Benefits of augmented reality for automobiles

By displaying crucial information for the driver within their line of sight, augmented reality can improve safety. Instead of a driver needing to look down at the dash or to their phone to get driving data or information, the promise of augmented reality would have the info available on a heads-up display, the windshield or projected on the road ahead in the driver’s line of sight. In addition to assisting with navigation and data from gauges, augmented reality can make the driver aware of hazards on the road or other emergency notifications.

Augmented reality features used by auto manufacturers today

There are several cars on the road today manufactured by BMW, Chevrolet, Jaguar, Lexus, Mazda, Mercedes-Bez, MINI, Toyota and Volvo that have augmented reality features. Using heads up displays (HUD) these vehicles project information speed, gas levels, lane guidance, directions, and more. Some companies are using augmented reality and their mobile apps to create AR owner’s manuals. Drivers can download applications to their smartphones and then use computer vision to identify specific features of the cabin. Then, the relevant information about the cabin’s features is presented to the driver. Currently, there is also a lot of aftermarket HUDs available for drivers to modernize their vehicles, so it’s not necessary to purchase a new model to enjoy AR functionality.
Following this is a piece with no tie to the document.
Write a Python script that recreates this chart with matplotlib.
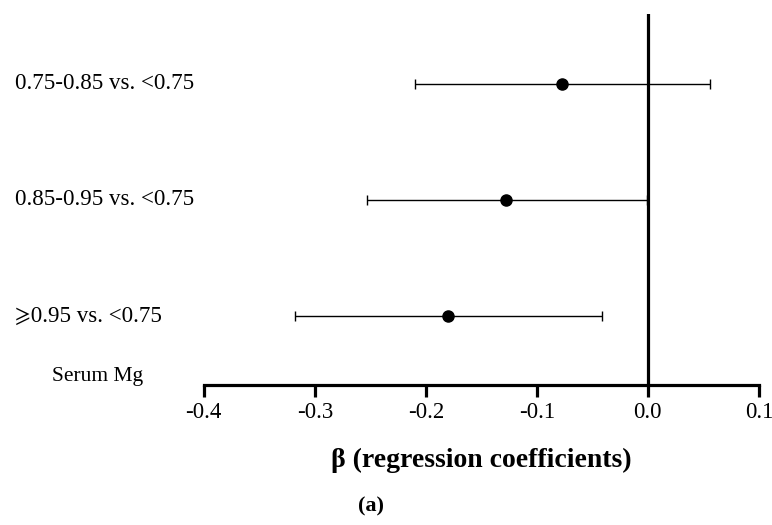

Augmented reality in the future

The rearview mirror of the future, using AR technology, will detect a blind-spot threat and actively show a video feed of it in the rearview mirror. Another rearview mirror advancement of the future will be the “hybrid view” mirror that combines the rear and side view camera images to create a panoramic view of what’s behind the driver. Rearview mirrors will probably still maintain the reflective glass so that the driver is still able to see even when the system technology fails.

Similar to Apple’s FaceID, rearview mirrors of the future will have iris scanning to identify a driver. Once a driver is identified, the car will be able to adjust seating, temperature, and music to the driver’s preferences.HUDs represent the first-generation AR technology for automobiles, but soon the essential information is expected to be displayed on the windshield or projected on the roadway.
Nevertheless, it is expected that the vehicle’s windshield will be the heads up display of the future.

EyeDrive is one solution, that turns any car windshield into a holographic surface. Drivers will be able to access their favorite applications, use voice commands, and gestures to control the system and make phone calls. Concerns about minimizing distractions as well as keeping the driver tuned into reality and not falling into “game mode” also need to be addressed as AR for windshields is rolled out. But this application could be very practical for learning how to drive on the road and on the racetrack.

Some of the world’s largest tech companies have not been overtly involved in AR for vehicles, although it seems plausible that Apple, Google’s parent company Alphabet and Tesla and the complementary tech they have already launched would allow them to quite easily create AR tech initiatives for the automotive industry. These would be companies to watch as AR for automobiles evolves.